An appeal was launched in May and Government-appointed inspector, A Caines, concluded that ‘the proposal would not be in a sustainable location and would cause harm to the intrinsic character and beauty of the countryside, highway safety and biodiversity’.

This was in line with the county council’s refusal, which was on five grounds, including that it ‘lies in an unsustainable location with no services or facilities’, highway safety and biodiversity.

In addition, there are concerns about the ‘detrimental impact to the the open countryside’ and that it ‘fails to protect and enhance the distinctive landscape character of Black Lough and the wider former district of Alnwick’.

Put forward as a diversification scheme, a planning statement suggested that the ‘proposals can only be described as minimal’, based on the ‘vast expanse of land’ owned by the applicant, adding that the land has ‘limitations’ from an agricultural economic view.

The location of the proposal on the shore of Black Lough.

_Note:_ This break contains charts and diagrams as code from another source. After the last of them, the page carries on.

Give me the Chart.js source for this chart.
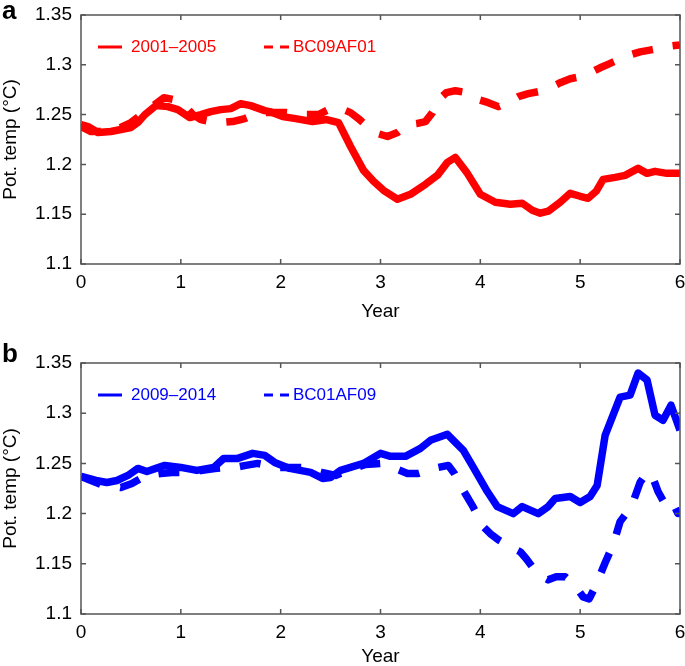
<!DOCTYPE html>
<html>
<head>
<meta charset="utf-8">
<script src="https://cdn.jsdelivr.net/npm/chart.js@4/dist/chart.umd.min.js"></script>
<style>
  body { margin: 0; background: #fff; }
  #wrap { position: relative; width: 685px; height: 666px; }
  .panel { position: absolute; left: 0; width: 685px; height: 333px; }
  .tag { position: absolute; left: 2px; font: bold 26px "Liberation Sans", Arial, sans-serif; line-height: 26px; color: #000; }
</style>
</head>
<body>
<div id="wrap">
  <div class="panel" style="top:0"><canvas id="chart-a" width="685" height="333"></canvas></div>
  <div class="panel" style="top:333px"><canvas id="chart-b" width="685" height="333"></canvas></div>
  <div class="tag" style="top:-3px">a</div>
  <div class="tag" style="top:340px">b</div>
</div>
<script>
const xTicks = [0, 1, 2, 3, 4, 5, 6]
const xTickLabels = ["0", "1", "2", "3", "4", "5", "6"]
const yTicks = [1.1, 1.15, 1.2, 1.25, 1.3, 1.35]
const yTickLabels = ["1.1", "1.15", "1.2", "1.25", "1.3", "1.35"]

// panel a
const obsA = "2001–2005"
const obsAYear = [0, 0.07, 0.17, 0.3, 0.4, 0.5, 0.57, 0.64, 0.75, 0.87, 0.97, 1.09, 1.2, 1.3, 1.4, 1.5, 1.6, 1.7, 1.84, 1.89, 2.02, 2.15, 2.32, 2.46, 2.58, 2.7, 2.83, 2.93, 3.03, 3.17, 3.3, 3.45, 3.57, 3.67, 3.75, 3.87, 4.0, 4.15, 4.3, 4.42, 4.52, 4.6, 4.68, 4.8, 4.9, 5.0, 5.08, 5.16, 5.23, 5.35, 5.45, 5.58, 5.67, 5.75, 5.87, 6.0]
const obsATemp = [1.24, 1.238, 1.232, 1.233, 1.235, 1.237, 1.242, 1.25, 1.259, 1.258, 1.255, 1.247, 1.25, 1.253, 1.255, 1.256, 1.261, 1.259, 1.254, 1.253, 1.248, 1.246, 1.243, 1.245, 1.242, 1.218, 1.194, 1.183, 1.174, 1.165, 1.17, 1.18, 1.189, 1.202, 1.207, 1.191, 1.17, 1.162, 1.16, 1.161, 1.154, 1.151, 1.153, 1.162, 1.171, 1.168, 1.166, 1.173, 1.185, 1.187, 1.189, 1.196, 1.191, 1.193, 1.191, 1.191]
const runA = "BC09AF01"
const runAYear = [0, 0.1, 0.2, 0.35, 0.5, 0.67, 0.83, 0.93, 1.03, 1.12, 1.2, 1.3, 1.4, 1.52, 1.64, 1.74, 1.84, 1.95, 2.06, 2.16, 2.26, 2.38, 2.5, 2.58, 2.7, 2.79, 2.88, 2.97, 3.07, 3.17, 3.27, 3.36, 3.45, 3.52, 3.58, 3.66, 3.75, 3.87, 3.98, 4.08, 4.18, 4.28, 4.38, 4.48, 4.58, 4.7, 4.8, 4.9, 5.0, 5.1, 5.2, 5.29, 5.38, 5.5, 5.6, 5.71, 5.82, 5.92, 6.0]
const runATemp = [1.238, 1.233, 1.233, 1.235, 1.242, 1.255, 1.267, 1.265, 1.26, 1.25, 1.245, 1.243, 1.242, 1.243, 1.246, 1.25, 1.252, 1.252, 1.252, 1.251, 1.25, 1.25, 1.256, 1.257, 1.252, 1.245, 1.237, 1.231, 1.228, 1.232, 1.24, 1.241, 1.243, 1.252, 1.265, 1.272, 1.274, 1.272, 1.265, 1.262, 1.258, 1.262, 1.268, 1.271, 1.273, 1.277, 1.282, 1.286, 1.288, 1.292, 1.297, 1.301, 1.305, 1.31, 1.313, 1.315, 1.317, 1.319, 1.32]

// panel b
const obsB = "2009–2014"
const obsBYear = [0, 0.04, 0.15, 0.26, 0.36, 0.47, 0.57, 0.66, 0.75, 0.84, 1.0, 1.16, 1.33, 1.43, 1.57, 1.72, 1.84, 1.94, 2.09, 2.3, 2.42, 2.5, 2.6, 2.83, 3.0, 3.1, 3.25, 3.4, 3.5, 3.67, 3.83, 3.93, 4.07, 4.17, 4.33, 4.42, 4.58, 4.68, 4.75, 4.9, 5.0, 5.1, 5.17, 5.25, 5.4, 5.5, 5.58, 5.67, 5.75, 5.83, 5.91, 6.0]
const obsBTemp = [1.237, 1.236, 1.233, 1.231, 1.233, 1.238, 1.245, 1.242, 1.245, 1.248, 1.246, 1.243, 1.246, 1.255, 1.255, 1.26, 1.258, 1.251, 1.245, 1.241, 1.235, 1.236, 1.243, 1.25, 1.26, 1.257, 1.257, 1.265, 1.273, 1.279, 1.263, 1.246, 1.222, 1.207, 1.2, 1.207, 1.2, 1.207, 1.215, 1.217, 1.211, 1.217, 1.228, 1.278, 1.316, 1.318, 1.34, 1.333, 1.298, 1.293, 1.308, 1.283]
const runB = "BC01AF09"
const runBYear = [0, 0.1, 0.2, 0.3, 0.4, 0.51, 0.6, 0.67, 0.8, 0.91, 1.0, 1.11, 1.2, 1.34, 1.44, 1.54, 1.65, 1.77, 1.87, 1.97, 2.1, 2.21, 2.31, 2.41, 2.55, 2.7, 2.85, 3.0, 3.07, 3.17, 3.27, 3.38, 3.48, 3.58, 3.68, 3.74, 3.8, 3.86, 3.92, 4.03, 4.1, 4.18, 4.3, 4.4, 4.46, 4.52, 4.6, 4.68, 4.76, 4.85, 4.95, 5.03, 5.09, 5.15, 5.25, 5.33, 5.4, 5.46, 5.52, 5.6, 5.67, 5.72, 5.78, 5.83, 5.9, 5.98, 6.0]
const runBTemp = [1.237, 1.233, 1.229, 1.228, 1.226, 1.23, 1.235, 1.238, 1.24, 1.241, 1.241, 1.241, 1.243, 1.245, 1.246, 1.246, 1.248, 1.25, 1.248, 1.246, 1.246, 1.246, 1.244, 1.241, 1.238, 1.244, 1.249, 1.25, 1.248, 1.244, 1.24, 1.24, 1.243, 1.246, 1.248, 1.24, 1.228, 1.218, 1.208, 1.187, 1.18, 1.174, 1.167, 1.162, 1.155, 1.147, 1.138, 1.134, 1.137, 1.137, 1.128, 1.117, 1.115, 1.127, 1.151, 1.169, 1.192, 1.2, 1.209, 1.231, 1.241, 1.238, 1.222, 1.213, 1.216, 1.2, 1.2]

const FONT = '"Liberation Sans", Arial, Helvetica, sans-serif'
const RED = "#ff0000"
const BLUE = "#0000ff"

const pts = (xs, ys) => xs.map((x, i) => ({ x: x, y: ys[i] }))

// box round the plot with inward ticks on all four sides
const frame = {
  id: "frame",
  afterDatasetsDraw(chart) {
    const { ctx, chartArea: a, scales } = chart
    ctx.save()
    ctx.strokeStyle = "#555"
    ctx.lineWidth = 1.5
    ctx.strokeRect(a.left, a.top, a.right - a.left, a.bottom - a.top)
    ctx.beginPath()
    xTicks.forEach(v => {
      const px = scales.x.getPixelForValue(v)
      ctx.moveTo(px, a.bottom); ctx.lineTo(px, a.bottom - 5)
      ctx.moveTo(px, a.top); ctx.lineTo(px, a.top + 5)
    })
    yTicks.forEach(v => {
      const py = scales.y.getPixelForValue(v)
      ctx.moveTo(a.left, py); ctx.lineTo(a.left + 5, py)
      ctx.moveTo(a.right, py); ctx.lineTo(a.right - 5, py)
    })
    ctx.stroke()
    ctx.restore()
  },
}

// legend drawn inside the plot
const key = {
  id: "key",
  afterDraw(chart, args, opts) {
    const { ctx, chartArea } = chart
    const y = chartArea.top + opts.dy
    chart.data.datasets.forEach((ds, i) => {
      const it = opts.items[i]
      ctx.save()
      ctx.strokeStyle = ds.borderColor
      ctx.lineWidth = 3
      ctx.setLineDash(ds.borderDash && ds.borderDash.length ? [9, 7] : [])
      ctx.beginPath()
      ctx.moveTo(it.x0, y)
      ctx.lineTo(it.x1, y)
      ctx.stroke()
      ctx.setLineDash([])
      ctx.fillStyle = ds.borderColor
      ctx.font = "17px " + FONT
      ctx.textBaseline = "middle"
      ctx.fillText(ds.label, it.tx, y)
      ctx.restore()
    })
  },
}

function makeChart(id, color, sets, padTop, xHeight, titlePad) {
  const config = {
    type: "line",
    data: {
      datasets: sets.map(s => ({
        label: s.label,
        data: s.data,
        borderColor: color,
        backgroundColor: color,
        borderWidth: 7.5,
        borderDash: s.dashed ? [21, 20] : [],
        borderJoinStyle: "round",
        pointRadius: 0,
        tension: 0,
        fill: false,
      })),
    },
    options: {
      responsive: false,
      animation: false,
      devicePixelRatio: 1,
      layout: { padding: { top: padTop, right: 5, left: 0, bottom: 0 } },
      plugins: {
        legend: { display: false },
        tooltip: { enabled: false },
        key: {
          dy: 32,
          items: [
            { x0: 98, x1: 122, tx: 131 },
            { x0: 264, x1: 290, tx: 293 },
          ],
        },
      },
      scales: {
        x: {
          type: "linear",
          min: 0,
          max: 6,
          afterBuildTicks: s => { s.ticks = xTicks.map(v => ({ value: v })) },
          afterFit: s => { s.height = xHeight; s.paddingLeft = 0; s.paddingRight = 0 },
          grid: { display: false, drawTicks: false },
          border: { display: false },
          ticks: {
            autoSkip: false,
            maxRotation: 0,
            padding: 7,
            color: "#000",
            font: { family: FONT, size: 19 },
            callback: (v, i) => xTickLabels[i],
          },
          title: {
            display: true,
            text: "Year",
            color: "#000",
            font: { family: FONT, size: 19, lineHeight: 1 },
            padding: { top: 0, bottom: titlePad },
          },
        },
        y: {
          type: "linear",
          min: 1.1,
          max: 1.35,
          afterBuildTicks: s => { s.ticks = yTicks.map(v => ({ value: v })) },
          afterFit: s => { s.width = 81; s.paddingTop = 0; s.paddingBottom = 0 },
          grid: { display: false, drawTicks: false },
          border: { display: false },
          ticks: {
            autoSkip: false,
            padding: 9,
            color: "#000",
            font: { family: FONT, size: 19 },
            callback: (v, i) => yTickLabels[i],
          },
          title: {
            display: true,
            text: "Pot. temp (°C)",
            color: "#000",
            font: { family: FONT, size: 19, lineHeight: 1 },
            padding: { top: 1, bottom: 0 },
          },
        },
      },
    },
    plugins: [frame, key],
  }
  return new Chart(document.getElementById(id), config)
}

const chartA = makeChart("chart-a", RED, [
  { label: obsA, data: pts(obsAYear, obsATemp), dashed: false },
  { label: runA, data: pts(runAYear, runATemp), dashed: true },
], 15, 69, 12)

const chartB = makeChart("chart-b", BLUE, [
  { label: obsB, data: pts(obsBYear, obsBTemp), dashed: false },
  { label: runB, data: pts(runBYear, runBTemp), dashed: true },
], 30, 52, 0)
</script>
</body>
</html>
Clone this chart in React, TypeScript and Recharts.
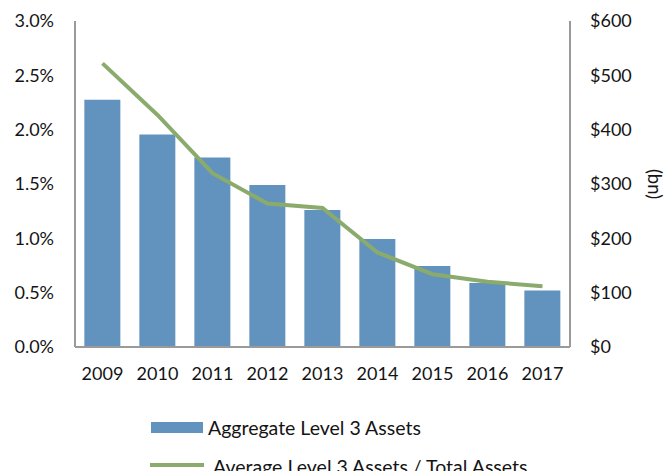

Picture from Google

The inspector’s decision notice, issued in July, referred to the appellant stating ‘that the farming business on the site would be in jeopardy without the alternative income revenue from the proposal’.

It adds: ‘However, I have not been provided with any substantive evidence of the viability or otherwise of an existing farming business to support these claims.

‘Moreover, even if I were to accept this is a diversification scheme, I have found significant harms, so I give this matter limited weight.’